The components of this project I implemented are:

- User interface - windows managed with GLUT, wrote OpenGL code for perspective projection, and set up the right pane that has all the widgets by manipulating objects from the GLUI library
- Code to determine:
- mesh edge contours - formed between vertices whose n dot v's have a sign change (one is negative, one is positive)
- smooth contours - linearly interpolating the point between vertices at which n dot v is zero, for two edges of each face. The smooth contours are formed by line segments which cross triangular faces.
- radial curvature - by using Euler's formula and the principal curvatures of the mesh (curvatures given by the trimesh2 library)
- suggestive contours - the line segments formed when the radial curvature kappa_r is 0 must be filtered such that the derivative of the curvature with respect to viewing direction is greater than 0 (curvature derivatives obtained using the trimesh2 library), and also that the angle made between the normal at that point of the contour and the viewing direction is greater than some threshold denoted theta_c
- the two-shade toon shader - the bounds of which again are linearly interpolated between vertices, the boundary between shades can be interactively changed by adjusting the threshold of the dot product between surface normal and viewing direction

- Data structure for contour chains - Created a data structure for chains (using STL objects) as well as a structure for a group of chains. To populate the chain group structure as quickly as possible, for those faces which are found to contain part of a contour, I immediately check the neighbouring faces to continue the contour chains. This is a speed improvement over the naive algorithm of just collecting all the contour line segments and trying to join the endpoints with any other (which is O(n^2)). As a result, the application runs at an interactive rate when using the contour chain feature for meshes containing a reasonable amount of faces.

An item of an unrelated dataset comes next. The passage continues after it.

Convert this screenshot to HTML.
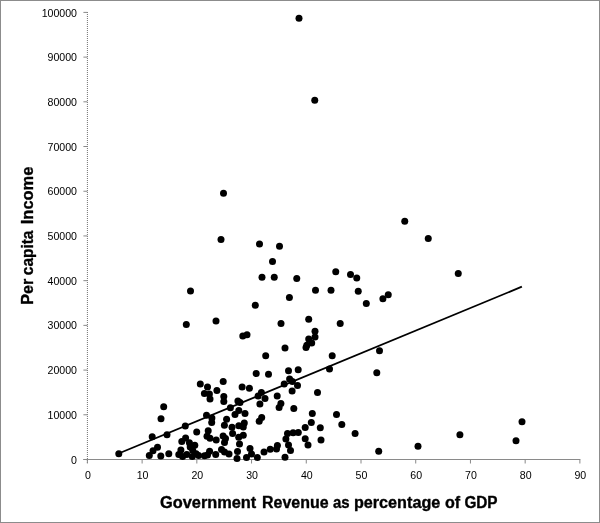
<!DOCTYPE html>
<html><head><meta charset="utf-8"><title>Per capita Income vs Government Revenue</title>
<style>
html,body{margin:0;padding:0;background:#fff;}
body{width:600px;height:523px;overflow:hidden;position:relative;}
svg{display:block;position:absolute;left:0;top:0;}
text{font-family:"Liberation Sans",sans-serif;fill:#000;}
.tl text{font-size:10.6px;}
.ttl{font-size:16px;font-weight:bold;stroke:#000;stroke-width:0.35px;stroke-linejoin:round;}
.tk{stroke:#888;}
</style></head><body>
<svg width="600" height="523" viewBox="0 0 600 523">
<rect x="0" y="0" width="600" height="523" fill="#fff"/>
<rect x="0.5" y="0.5" width="599" height="522" fill="none" stroke="#8c8c8c" stroke-width="1"/>
<g stroke="#8a8a8a" stroke-width="1" fill="none">
<line x1="87.4" y1="12" x2="87.4" y2="463.5" stroke-dasharray="1 1" stroke="#707070"/>
<line x1="83.4" y1="459.5" x2="580.38" y2="459.5"/>
<line class="tk" x1="83.4" y1="459.50" x2="87.4" y2="459.50"/>
<line class="tk" x1="83.4" y1="414.79" x2="87.4" y2="414.79"/>
<line class="tk" x1="83.4" y1="370.08" x2="87.4" y2="370.08"/>
<line class="tk" x1="83.4" y1="325.37" x2="87.4" y2="325.37"/>
<line class="tk" x1="83.4" y1="280.66" x2="87.4" y2="280.66"/>
<line class="tk" x1="83.4" y1="235.95" x2="87.4" y2="235.95"/>
<line class="tk" x1="83.4" y1="191.24" x2="87.4" y2="191.24"/>
<line class="tk" x1="83.4" y1="146.53" x2="87.4" y2="146.53"/>
<line class="tk" x1="83.4" y1="101.82" x2="87.4" y2="101.82"/>
<line class="tk" x1="83.4" y1="57.11" x2="87.4" y2="57.11"/>
<line class="tk" x1="83.4" y1="12.40" x2="87.4" y2="12.40"/>
<line class="tk" x1="87.40" y1="459.5" x2="87.40" y2="463.5"/>
<line class="tk" x1="142.12" y1="459.5" x2="142.12" y2="463.5"/>
<line class="tk" x1="196.84" y1="459.5" x2="196.84" y2="463.5"/>
<line class="tk" x1="251.56" y1="459.5" x2="251.56" y2="463.5"/>
<line class="tk" x1="306.28" y1="459.5" x2="306.28" y2="463.5"/>
<line class="tk" x1="361.00" y1="459.5" x2="361.00" y2="463.5"/>
<line class="tk" x1="415.72" y1="459.5" x2="415.72" y2="463.5"/>
<line class="tk" x1="470.44" y1="459.5" x2="470.44" y2="463.5"/>
<line class="tk" x1="525.16" y1="459.5" x2="525.16" y2="463.5"/>
<line class="tk" x1="579.88" y1="459.5" x2="579.88" y2="463.5"/>
</g>
<g class="tl">
<text x="77" y="463.60" text-anchor="end">0</text>
<text x="77" y="418.89" text-anchor="end">10000</text>
<text x="77" y="374.18" text-anchor="end">20000</text>
<text x="77" y="329.47" text-anchor="end">30000</text>
<text x="77" y="284.76" text-anchor="end">40000</text>
<text x="77" y="240.05" text-anchor="end">50000</text>
<text x="77" y="195.34" text-anchor="end">60000</text>
<text x="77" y="150.63" text-anchor="end">70000</text>
<text x="77" y="105.92" text-anchor="end">80000</text>
<text x="77" y="61.21" text-anchor="end">90000</text>
<text x="77" y="16.50" text-anchor="end">100000</text>
<text x="87.90" y="478.9" text-anchor="middle">0</text>
<text x="142.62" y="478.9" text-anchor="middle">10</text>
<text x="197.34" y="478.9" text-anchor="middle">20</text>
<text x="252.06" y="478.9" text-anchor="middle">30</text>
<text x="306.78" y="478.9" text-anchor="middle">40</text>
<text x="361.50" y="478.9" text-anchor="middle">50</text>
<text x="416.22" y="478.9" text-anchor="middle">60</text>
<text x="470.94" y="478.9" text-anchor="middle">70</text>
<text x="525.66" y="478.9" text-anchor="middle">80</text>
<text x="580.38" y="478.9" text-anchor="middle">90</text>
</g>
<line x1="118.6" y1="453.5" x2="521.9" y2="286.7" stroke="#000" stroke-width="1.8"/>
<g fill="#000">
<circle cx="299" cy="18.25" r="3.5"/>
<circle cx="314.75" cy="100.25" r="3.5"/>
<circle cx="223.5" cy="193.25" r="3.5"/>
<circle cx="221" cy="239.5" r="3.5"/>
<circle cx="259.5" cy="244" r="3.5"/>
<circle cx="279.5" cy="246.25" r="3.5"/>
<circle cx="272.5" cy="261.5" r="3.5"/>
<circle cx="262" cy="277.25" r="3.5"/>
<circle cx="274.25" cy="277.25" r="3.5"/>
<circle cx="296.75" cy="278.5" r="3.5"/>
<circle cx="190.5" cy="291" r="3.5"/>
<circle cx="289.4" cy="297.4" r="3.5"/>
<circle cx="404.75" cy="221.25" r="3.5"/>
<circle cx="428.25" cy="238.5" r="3.5"/>
<circle cx="335.75" cy="271.75" r="3.5"/>
<circle cx="350.5" cy="274.5" r="3.5"/>
<circle cx="356.75" cy="278" r="3.5"/>
<circle cx="315.5" cy="290.25" r="3.5"/>
<circle cx="331" cy="290.25" r="3.5"/>
<circle cx="358.25" cy="291.25" r="3.5"/>
<circle cx="388.25" cy="294.75" r="3.5"/>
<circle cx="382.9" cy="298.7" r="3.5"/>
<circle cx="366.3" cy="303.5" r="3.5"/>
<circle cx="458.25" cy="273.5" r="3.5"/>
<circle cx="186.3" cy="324.5" r="3.5"/>
<circle cx="255.3" cy="305.2" r="3.5"/>
<circle cx="216" cy="321" r="3.5"/>
<circle cx="281" cy="323.5" r="3.5"/>
<circle cx="242.8" cy="336" r="3.5"/>
<circle cx="247" cy="334.8" r="3.5"/>
<circle cx="265.7" cy="355.8" r="3.5"/>
<circle cx="256.2" cy="373.5" r="3.5"/>
<circle cx="268.5" cy="374.2" r="3.5"/>
<circle cx="200.3" cy="384" r="3.5"/>
<circle cx="223.2" cy="381.6" r="3.5"/>
<circle cx="308.7" cy="319.2" r="3.5"/>
<circle cx="340.2" cy="323.5" r="3.5"/>
<circle cx="315" cy="331.2" r="3.5"/>
<circle cx="315" cy="337" r="3.5"/>
<circle cx="308.7" cy="339" r="3.5"/>
<circle cx="311.7" cy="343" r="3.5"/>
<circle cx="306.8" cy="345.3" r="3.5"/>
<circle cx="306" cy="347.4" r="3.5"/>
<circle cx="285" cy="348" r="3.5"/>
<circle cx="332.2" cy="355.7" r="3.5"/>
<circle cx="329.5" cy="369" r="3.5"/>
<circle cx="288.5" cy="370.8" r="3.5"/>
<circle cx="298.2" cy="369.7" r="3.5"/>
<circle cx="289.6" cy="379" r="3.5"/>
<circle cx="292.4" cy="381.4" r="3.5"/>
<circle cx="284.2" cy="384" r="3.5"/>
<circle cx="379.5" cy="350.7" r="3.5"/>
<circle cx="376.8" cy="372.7" r="3.5"/>
<circle cx="118.8" cy="453.8" r="3.5"/>
<circle cx="163.7" cy="406.7" r="3.5"/>
<circle cx="161" cy="418.7" r="3.5"/>
<circle cx="152.2" cy="436.8" r="3.5"/>
<circle cx="167" cy="434.7" r="3.5"/>
<circle cx="185.3" cy="426" r="3.5"/>
<circle cx="196.7" cy="432" r="3.5"/>
<circle cx="157.5" cy="447.2" r="3.5"/>
<circle cx="153" cy="450.8" r="3.5"/>
<circle cx="149.3" cy="455.5" r="3.5"/>
<circle cx="160.8" cy="456" r="3.5"/>
<circle cx="168.8" cy="453.8" r="3.5"/>
<circle cx="211.7" cy="422.5" r="3.5"/>
<circle cx="208.2" cy="430.7" r="3.5"/>
<circle cx="207" cy="436.3" r="3.5"/>
<circle cx="210" cy="438.3" r="3.5"/>
<circle cx="216.2" cy="439.9" r="3.5"/>
<circle cx="185.6" cy="438.1" r="3.5"/>
<circle cx="181.8" cy="441.5" r="3.5"/>
<circle cx="189.4" cy="442.7" r="3.5"/>
<circle cx="194.8" cy="445.3" r="3.5"/>
<circle cx="190.2" cy="446.9" r="3.5"/>
<circle cx="180.9" cy="449.9" r="3.5"/>
<circle cx="192.7" cy="450.3" r="3.5"/>
<circle cx="178.8" cy="454.5" r="3.5"/>
<circle cx="182.6" cy="456.6" r="3.5"/>
<circle cx="186.8" cy="454.5" r="3.5"/>
<circle cx="192.3" cy="456.6" r="3.5"/>
<circle cx="196.1" cy="453.7" r="3.5"/>
<circle cx="198.6" cy="455.4" r="3.5"/>
<circle cx="204.5" cy="455.8" r="3.5"/>
<circle cx="209.6" cy="451.3" r="3.5"/>
<circle cx="207.5" cy="455" r="3.5"/>
<circle cx="215.7" cy="454.5" r="3.5"/>
<circle cx="221.5" cy="449.5" r="3.5"/>
<circle cx="207.5" cy="387" r="3.5"/>
<circle cx="216.9" cy="390.5" r="3.5"/>
<circle cx="204.4" cy="393.6" r="3.5"/>
<circle cx="209.4" cy="394" r="3.5"/>
<circle cx="210" cy="399" r="3.5"/>
<circle cx="223.8" cy="396.5" r="3.5"/>
<circle cx="223.8" cy="401.5" r="3.5"/>
<circle cx="242.1" cy="387.1" r="3.5"/>
<circle cx="249.4" cy="388.3" r="3.5"/>
<circle cx="261.4" cy="392.4" r="3.5"/>
<circle cx="258.1" cy="396.1" r="3.5"/>
<circle cx="265" cy="398.6" r="3.5"/>
<circle cx="259.9" cy="404" r="3.5"/>
<circle cx="277.2" cy="396.1" r="3.5"/>
<circle cx="237.9" cy="400.9" r="3.5"/>
<circle cx="240" cy="402.4" r="3.5"/>
<circle cx="230.4" cy="407.8" r="3.5"/>
<circle cx="238.8" cy="410.5" r="3.5"/>
<circle cx="235" cy="414.5" r="3.5"/>
<circle cx="245" cy="413.4" r="3.5"/>
<circle cx="206.5" cy="415.3" r="3.5"/>
<circle cx="211.9" cy="418" r="3.5"/>
<circle cx="226.6" cy="419.3" r="3.5"/>
<circle cx="224.4" cy="425.3" r="3.5"/>
<circle cx="261.7" cy="417.6" r="3.5"/>
<circle cx="259.2" cy="421.3" r="3.5"/>
<circle cx="244.3" cy="423" r="3.5"/>
<circle cx="238.8" cy="425.7" r="3.5"/>
<circle cx="243.3" cy="427.1" r="3.5"/>
<circle cx="232" cy="427.2" r="3.5"/>
<circle cx="232.6" cy="433.4" r="3.5"/>
<circle cx="223.1" cy="435.9" r="3.5"/>
<circle cx="225.5" cy="438.5" r="3.5"/>
<circle cx="243.3" cy="435.3" r="3.5"/>
<circle cx="238.7" cy="437.2" r="3.5"/>
<circle cx="239.5" cy="444" r="3.5"/>
<circle cx="224.5" cy="442.5" r="3.5"/>
<circle cx="237.5" cy="451.5" r="3.5"/>
<circle cx="237" cy="458.5" r="3.5"/>
<circle cx="250" cy="448.5" r="3.5"/>
<circle cx="251.5" cy="454" r="3.5"/>
<circle cx="246.5" cy="457.5" r="3.5"/>
<circle cx="257.3" cy="457.5" r="3.5"/>
<circle cx="264" cy="452" r="3.5"/>
<circle cx="224.5" cy="452" r="3.5"/>
<circle cx="229" cy="454" r="3.5"/>
<circle cx="297.5" cy="385.5" r="3.5"/>
<circle cx="292.1" cy="390.9" r="3.5"/>
<circle cx="317.5" cy="392.6" r="3.5"/>
<circle cx="280.9" cy="403.6" r="3.5"/>
<circle cx="279.1" cy="407.4" r="3.5"/>
<circle cx="293.8" cy="408.4" r="3.5"/>
<circle cx="312.3" cy="413.4" r="3.5"/>
<circle cx="336.5" cy="414.5" r="3.5"/>
<circle cx="311.3" cy="422.4" r="3.5"/>
<circle cx="305.2" cy="427.6" r="3.5"/>
<circle cx="320.3" cy="427.7" r="3.5"/>
<circle cx="298.3" cy="432.6" r="3.5"/>
<circle cx="293.1" cy="432.7" r="3.5"/>
<circle cx="287.5" cy="433.4" r="3.5"/>
<circle cx="285.9" cy="439" r="3.5"/>
<circle cx="305.2" cy="438.7" r="3.5"/>
<circle cx="321" cy="440" r="3.5"/>
<circle cx="277.4" cy="445.5" r="3.5"/>
<circle cx="288.5" cy="445" r="3.5"/>
<circle cx="308" cy="445" r="3.5"/>
<circle cx="290.5" cy="450.5" r="3.5"/>
<circle cx="276.5" cy="449" r="3.5"/>
<circle cx="270.2" cy="449.3" r="3.5"/>
<circle cx="285" cy="457.3" r="3.5"/>
<circle cx="341.8" cy="424.5" r="3.5"/>
<circle cx="355.1" cy="433.5" r="3.5"/>
<circle cx="378.7" cy="451.3" r="3.5"/>
<circle cx="418" cy="446.2" r="3.5"/>
<circle cx="459.9" cy="434.7" r="3.5"/>
<circle cx="522" cy="421.7" r="3.5"/>
<circle cx="516" cy="440.7" r="3.5"/>
</g>
<text class="ttl" y="508.3"><tspan x="160.0" textLength="96.3" lengthAdjust="spacingAndGlyphs">Government</tspan> <tspan x="262.1" textLength="66.5" lengthAdjust="spacingAndGlyphs">Revenue</tspan> <tspan x="333.0" textLength="16.6" lengthAdjust="spacingAndGlyphs">as</tspan> <tspan x="353.9" textLength="86.4" lengthAdjust="spacingAndGlyphs">percentage</tspan> <tspan x="445.0" textLength="15.2" lengthAdjust="spacingAndGlyphs">of</tspan> <tspan x="464.4" textLength="33.2" lengthAdjust="spacingAndGlyphs">GDP</tspan></text>
<text class="ttl" transform="translate(33,304) rotate(-90)"><tspan x="-0.8" textLength="26" lengthAdjust="spacingAndGlyphs">Per</tspan> <tspan x="28.8" textLength="44.6" lengthAdjust="spacingAndGlyphs">capita</tspan> <tspan x="79.8" textLength="57.6" lengthAdjust="spacingAndGlyphs">Income</tspan></text>
</svg>
</body></html>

- Spline interpolation - used a Catmull-Rom spline class I created from another project, to interpolate between the points of the chain. Also wrote the code to perform reverse subdivision process on the points.
- Warping brush object around spline - wrote the routine that takes a triangular mesh, and warps the vertices such that the follow the path of a spline. The Y-axis of the mesh corresponds to the arc-length position along each piece of the spline curve, and then X and Z are dimensions defined orthogonal to one another, and to the spline's tangent at Y.